I learned a very interesting fact the other day, and it has life-and-death implications for all of us who drive.

Up is Not Down
Most people understand the idea of peripheral vision. When you look at something in front of you, there is still a wide area to the sides that your eyes can see.

Not as many people have heard about their “peripheral” vision vertically. And they don’t know that up is very different from down.

This is very important for drivers to understand, because your vertical “peripheral” vision is not equally balanced.

You see extra visual information BELOW where you are focusing. But not much above.

When you are driving, your eyes can actually be looking above the traffic that’s directly in front of you (at traffic lights quite far ahead, for example), and you will still see the cars closest to you. If they slam their brakes on, you can still react to the visual information that’s important (brake lights flashing and an object getting larger as you get closer to it).

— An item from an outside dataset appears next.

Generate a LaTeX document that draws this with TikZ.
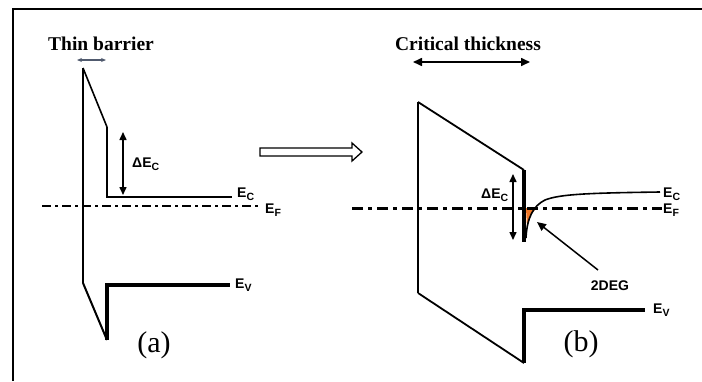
\documentclass[tikz,border=0pt]{standalone}
\usepackage{fontspec}
\setmainfont{Liberation Serif}
\setsansfont{Liberation Sans}
\usetikzlibrary{arrows.meta}
\newcommand\sbs[1]{\raisebox{-0.45ex}{\fontsize{10.5}{10.5}\selectfont #1}}
\definecolor{degorange}{RGB}{240,120,40}
\definecolor{slatearrow}{RGB}{80,90,110}
\begin{document}
\begin{tikzpicture}[x=1pt,y=-1pt,
  thinband/.style={line width=1.8pt, line join=miter},
  thickband/.style={line width=3.2pt, line join=miter},
  lbl/.style={font=\sffamily\bfseries\fontsize{14}{14}\selectfont, inner sep=0, anchor=base west},
  ttl/.style={font=\bfseries\fontsize{19.5}{19.5}\selectfont, inner sep=0, anchor=base},
  panel/.style={font=\fontsize{30}{30}\selectfont, inner sep=0},
  dimarrow/.style={line width=1.5pt, {Triangle[length=8pt,width=7pt]}-{Triangle[length=8pt,width=7pt]}},
  efa/.style={line width=1.4pt, dash pattern=on 9pt off 4pt on 3pt off 4pt},
  efb/.style={line width=3pt, dash pattern=on 11pt off 5pt on 4pt off 5pt}]
\useasboundingbox (0,0) rectangle (702,381);
% frame
\draw[line width=2pt] (13,381) -- (13,9) -- (702,9);

% ---------- panel (a) ----------
\node[ttl] (thin) at (101,50) {Thin barrier};
\coordinate (ta1) at (77,60); \coordinate (ta2) at (106,60);
\draw[slatearrow, line width=1.2pt, {Stealth[length=5pt,width=4pt]}-{Stealth[length=5pt,width=4pt]}] (ta1) -- (ta2);

\coordinate (a1) at (83,68);
\coordinate (a2) at (107,127);
\coordinate (a3) at (107,197);
\coordinate (a4) at (232,197);
\coordinate (a5) at (83,283);
\coordinate (a6) at (107,340);
\coordinate (a7) at (107,285);
\coordinate (a8) at (230,285);
\draw[line width=2.2pt] (a1) -- (a5);
\draw[thinband, line width=1.6pt] (a1) -- (a2);
\draw[thinband, line width=2.4pt] (a2) -- (a3) -- (a4);
\draw[thinband, line width=2pt] (a5) -- (a6);
\draw[thickband, line width=3.6pt] (a6) -- (a7) -- (a8);

\coordinate (fa1) at (42,206); \coordinate (fa2) at (258,206);
\draw[efa] (fa1) -- (fa2);

\coordinate (da1) at (123,132); \coordinate (da2) at (123,195);
\draw[dimarrow] (da1) -- (da2);
\node[lbl] (dEa) at (132,167) {ΔE\sbs{C}};
\node[lbl] (Eca) at (237,197) {E\sbs{C}};
\node[lbl] (Efa) at (265,213) {E\sbs{F}};
\node[lbl] (Eva) at (235,288) {E\sbs{V}};
\node[panel] (pa) at (154,345) {(a)};

% ---------- block arrow ----------
\draw[line width=1.3pt, fill=white, line join=miter]
  (260,148) -- (352,148) -- (352,143) -- (362,152) -- (352,161) -- (352,156) -- (260,156) -- cycle;

% ---------- panel (b) ----------
\node[ttl] (crit) at (468,50) {Critical thickness};
\coordinate (tb1) at (413,62); \coordinate (tb2) at (530,62);
\draw[line width=1.6pt, {Triangle[length=9pt,width=8pt]}-{Triangle[length=9pt,width=8pt]}] (tb1) -- (tb2);

\coordinate (b1) at (418,102);
\coordinate (b2) at (524,170);
\coordinate (b3) at (524,242);
\coordinate (b5) at (418,293);
\coordinate (b6) at (524,363);
\coordinate (b7) at (524,310);
\coordinate (b8) at (645,310);
% orange 2DEG
\fill[degorange] (526,208) -- (537,208) .. controls (531,213) and (528,219) .. (527,228) -- cycle;
\draw[thinband] (b1) -- (b5);
\draw[thinband] (b1) -- (b2);
\draw[thinband] (b5) -- (b6);
\draw[thickband] (b2) -- (b3);
\draw[thickband] (b6) -- (b7) -- (b8);

\coordinate (fb1) at (352,208); \coordinate (fb2) at (662,208);
\draw[efb] (fb1) -- (fb2);

\coordinate (c0) at (526,238);
\coordinate (cm) at (545,200);
\coordinate (c1) at (660,192);
\draw[line width=1.6pt] (c0) .. controls (527,218) and (533,206) .. (cm) .. controls (560,194) and (590,193) .. (c1);

\coordinate (db1) at (513,174); \coordinate (db2) at (513,240);
\draw[dimarrow] (db1) -- (db2);
\node[lbl] (dEb) at (481,198) {ΔE\sbs{C}};
\node[lbl] (Ecb) at (663,197) {E\sbs{C}};
\node[lbl] (Efb) at (663,213) {E\sbs{F}};
\node[lbl] (Evb) at (653,313) {E\sbs{V}};
\node[lbl, anchor=base] (deg) at (610,290) {2DEG};
\coordinate (degtip) at (537,222);
\draw[line width=1.5pt, -{Triangle[length=9pt,width=8pt]}] (598,270) -- (degtip);
\node[panel] (pb) at (581,344) {(b)};
\end{tikzpicture}
\end{document}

However, if your eyes are looking DOWN (at the radio dial, at the speedometer, at a phone…) you do not see the road … at all. If your eyes remain focussed on something below the windshield for more than a split second, you really are driving blind. You have no visual information at all about what is happening in the traffic in front of your car, and no opportunity to react to protect yourself.

For aging drivers, this is important because it’s a natural tendency to focus more intently as your vision changes. But looking LOWER, at the license plate of the car in front of you, is a poor choice. Not only does that reduce your actual field of view, it also gives you much less time to react, because you only see the hazards that are very close. If older drivers make the conscious effort to raise their gaze higher, they can drive much more safely.

For younger drivers, knowing this science fact about vision can help them build their driving skills. Much of the advantage of being an experienced driver seems to come as a kind of natural intuition. Mature drivers apparently tend to look down in fast glimpses, so when they change the radio station or check their speedometer, their eyes lose that view of the road for just a fraction of a second. Novice drivers do not always have that same instinct. Knowing the details of this small science fact can help teens develop this gut knowledge a little more quickly.

And to state the obvious, for anybody that has a cell phone, the implications are very very very clear. Looking down at a phone while driving is unsafe. A flick of the eyes downward is the most a driver should do … but phones require more time than that, whether it’s dialing or answering or ESPECIALLY texting. Driving blindfolded would be a phenomenally stupid thing to try … looking down at a phone is almost exactly the same risk in terms of your vertical vision.

If you can’t see the road, you aren’t driving safely. And if you’re looking down, it’s an undeniable fact that you really can’t see the road.